## Short problem
Look through the material below for "drawn". Copy every line that contains it.

## Data entries
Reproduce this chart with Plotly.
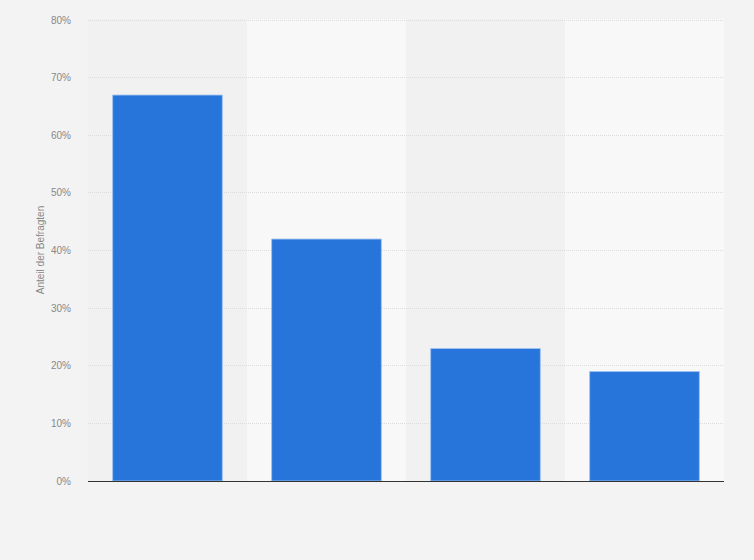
import plotly.graph_objects as go

# values (share of respondents, %)
categories = ["A", "B", "C", "D"]
values = [67, 42, 23, 19]
y_ticks = [0, 10, 20, 30, 40, 50, 60, 70, 80]
y_tick_labels = [f"{t}%" for t in y_ticks]

BAR_COLOR = "#2775db"
PAGE_BG = "#f3f3f3"
TEXT_GRAY = "#888888"

fig = go.Figure()
fig.add_trace(go.Bar(
    x=list(range(len(categories))),
    y=values,
    marker=dict(color=BAR_COLOR, line=dict(color="rgba(160,195,240,0.9)", width=1)),
    hovertext=categories,
    hoverinfo="text+y",
))

# alternating column bands behind the bars
shapes = []
for i in range(len(categories)):
    shapes.append(dict(
        type="rect", xref="x", yref="paper", layer="below",
        x0=i - 0.5, x1=i + 0.5, y0=0, y1=1,
        fillcolor="#f1f1f1" if i % 2 == 0 else "#f8f8f8",
        line=dict(width=0),
    ))

fig.update_layout(
    width=754, height=560,
    paper_bgcolor=PAGE_BG,
    plot_bgcolor=PAGE_BG,
    margin=dict(l=88, r=30, t=19, b=79),
    bargap=0.31,
    showlegend=False,
    shapes=shapes,
    font=dict(family="Liberation Sans, Arial, sans-serif", size=10, color=TEXT_GRAY),
    xaxis=dict(
        range=[-0.5, len(categories) - 0.5],
        showticklabels=False, showgrid=False, zeroline=False,
        showline=True, linecolor="#333333", linewidth=1.2,
        fixedrange=True,
    ),
    yaxis=dict(
        # a hair above 80 so the top grid line is still drawn
        range=[0, 80.2],
        tickvals=y_ticks, ticktext=y_tick_labels,
        showgrid=True, gridcolor="#dcdcdc", griddash="1px,1px", gridwidth=1,
        zeroline=False, showline=False,
        ticks="", ticklabelstandoff=16,
        tickfont=dict(size=10, color=TEXT_GRAY),
        title=dict(text="Anteil der Befragten", font=dict(size=10, color=TEXT_GRAY), standoff=4),
        fixedrange=True,
    ),
)

# drop the browser's default body margin so the figure sits at the page corner
fig.write_html("out.html", config={"displayModeBar": False},
               post_script="document.body.style.margin='0';")
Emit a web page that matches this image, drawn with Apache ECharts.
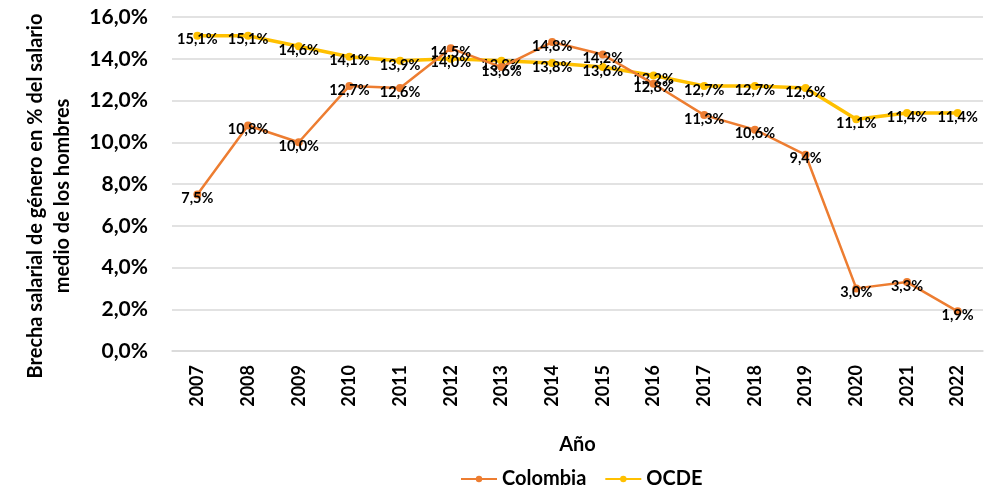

## Finished answer
        # a hair above 80 so the top grid line is still drawn
Emit a web page that matches this image, drawn with Apache ECharts.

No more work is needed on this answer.